Written task> Extract, from the listing that follows, each line containing the word "diagram".

─── Provided data ───

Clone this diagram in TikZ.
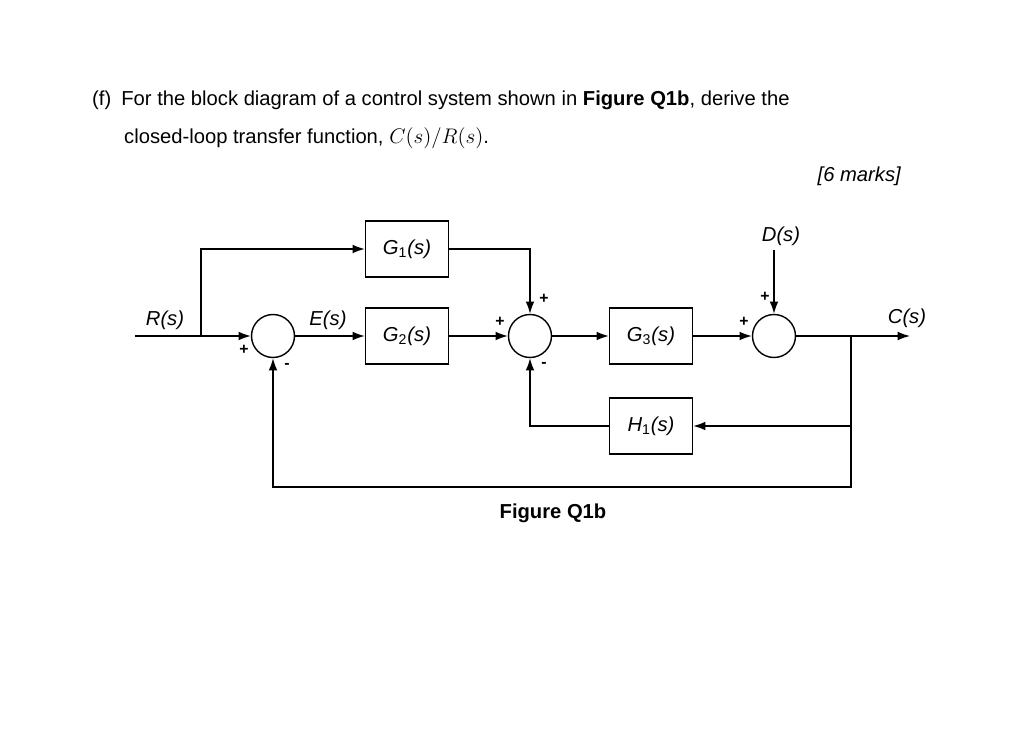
\documentclass[tikz,border=0pt]{standalone}
\usepackage{fontspec}
\setmainfont{Liberation Sans}
\usetikzlibrary{arrows.meta}
\tikzset{
  blk/.style={draw,thick,minimum width=1.66cm,minimum height=1.12cm,inner sep=0pt},
  sumnode/.style={draw,thick,circle,minimum size=0.86cm,inner sep=0pt},
  sig/.style={thick,-{Latex[length=7pt,width=5pt]}},
  sgn/.style={font=\bfseries\small}
}
\begin{document}
\begin{tikzpicture}[x=0.02cm,y=-0.02cm,font=\fontsize{11.5}{14}\selectfont]
			\useasboundingbox (0,0) rectangle (1022,733);
			% question text
			\node[anchor=west] (qf) at (86,100) {(f)\enspace For the block diagram of a control system shown in \textbf{Figure Q1b}, derive the};
			\node[anchor=west] (qg) at (118,138) {closed-loop transfer function, $C(s)/R(s)$.};
			\node[anchor=east] (marks) at (907,176) {\itshape [6 marks]};
			% blocks
			\node[blk] (g1) at (407,249) {\itshape G\textsubscript{\upshape 1}(s)};
			\node[blk] (g2) at (407,336) {\itshape G\textsubscript{\upshape 2}(s)};
			\node[blk] (g3) at (651,336) {\itshape G\textsubscript{\upshape 3}(s)};
			\node[blk] (h1) at (651,426) {\itshape H\textsubscript{\upshape 1}(s)};
			\node[sumnode] (s1) at (273,336) {};
			\node[sumnode] (s2) at (530,336) {};
			\node[sumnode] (s3) at (774,336) {};
			% free ends
			\coordinate (rin) at (135,336);
			\coordinate (rb) at (201,336);
			\coordinate (din) at (774,250);
			\coordinate (cb) at (851,336);
			\coordinate (cout) at (910,336);
			% signals
			\draw[thick] (rin) -- (rb);
			\draw[sig] (rb) -- (s1);
			\draw[sig] (rb) |- (g1);
			\draw[sig] (g1) -| (s2);
			\draw[sig] (s1) -- (g2);
			\draw[sig] (g2) -- (s2);
			\draw[sig] (s2) -- (g3);
			\draw[sig] (g3) -- (s3);
			\draw[sig] (din) -- (s3);
			\draw[sig] (s3) -- (cout);
			\draw[sig] (cb) |- (h1);
			\draw[sig] (h1) -| (s2);
			\draw[sig] (cb) -- (851,487) -| (s1);
			% labels
			\node (rl) at (165,320) {\itshape R(s)};
			\node (el) at (328,320) {\itshape E(s)};
			\node (dl) at (781,236) {\itshape D(s)};
			\node (cl) at (907,318) {\itshape C(s)};
			\node[sgn] (p1) at (244,350) {+};
			\node[sgn] (m1) at (287,366) {-};
			\node[sgn] (p2) at (500,322) {+};
			\node[sgn] (p3) at (544,299) {+};
			\node[sgn] (m2) at (544,365) {-};
			\node[sgn] (p4) at (744,322) {+};
			\node[sgn] (p5) at (765,297) {+};
			\node[font=\bfseries\fontsize{11.5}{14}\selectfont] (fig) at (553,513) {Figure Q1b};
		\end{tikzpicture}
\end{document}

───

Result of this task>
Clone this diagram in TikZ.
			\node[anchor=west] (qf) at (86,100) {(f)\enspace For the block diagram of a control system shown in \textbf{Figure Q1b}, derive the};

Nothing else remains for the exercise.